Minn. Stat. § 480A.08, subd. 3 (2000).

 

STATE OF MINNESOTA

IN COURT OF APPEALS

C1-01-1110

 

 

Sherie Bredvick, as Trustee for the next

 of kin of Tyler Bredvick,

Appellant,

 

vs.

 

City of Morris,

Respondent.

 

 

Filed February 5, 2002

Affirmed

Anderson, Judge

 

Stevens County District Court

File No.

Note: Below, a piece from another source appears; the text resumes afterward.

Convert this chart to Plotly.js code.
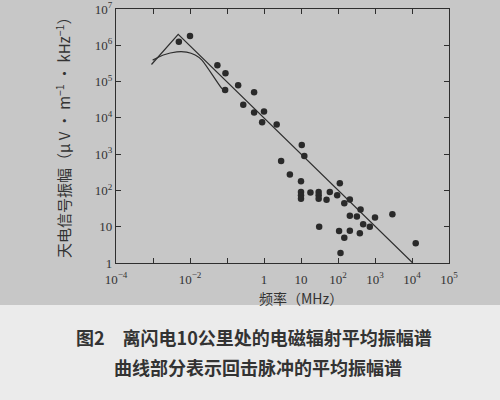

C500120

 

Michael M. Fluegel, Fluegel, Helseth, McLaughlin, Anderson & Brutlag, Chtd., 215 Atlantic Plaza, P.O. Box 527, Morris, MN  56267-0527 (for appellant)

 

Jerome R. Klein, Candlin & Heck, 3800 West 80th Street, Suite #1500, Bloomington, MN  55431-4429 (for respondent)

 

Marilyn J. Conklin, Robins, Kaplan, Miller & Ciresi, 800 LaSalle Avenue, Suite 2800, Minneapolis, MN  55402-2015 (for amicus curiae Minnesota Trial Lawyers Association)

 

            Considered and decided by Willis, Presiding Judge, Crippen, Judge, and Anderson, Judge.

 


U N P U B L I S H E D  O P I N I O N

 

G. BARRY ANDERSON, Judge.

            In this wrongful-death action arising out of a swimming-pond accident, the district court awarded summary judgment to respondent based on recreational-use immunity.  Appellant claims the district court erred by granting summary judgment on the basis of recreational-use immunity and claims that respondent’s duty should be measured by the child-trespasser standard rather than the adult-trespasser standard.  See Restatement (Second) of Torts §§ 335, 339 (1965) (setting out elements for adult-trespasser and child-trespasser standards, respectively).  Although our decision is based on grounds other than those relied on by the district court, we agree that respondent is protected by recreational-use immunity, and we affirm.

FACTS

In 1967, the City of Morris (respondent) acquired the Pomme de Terre Park from the State of Minnesota.  In 1981, respondent built a swimming pond in the park.  Respondent used well water, instead of river water, and sand from a nearby gravel pit, to create the pond. 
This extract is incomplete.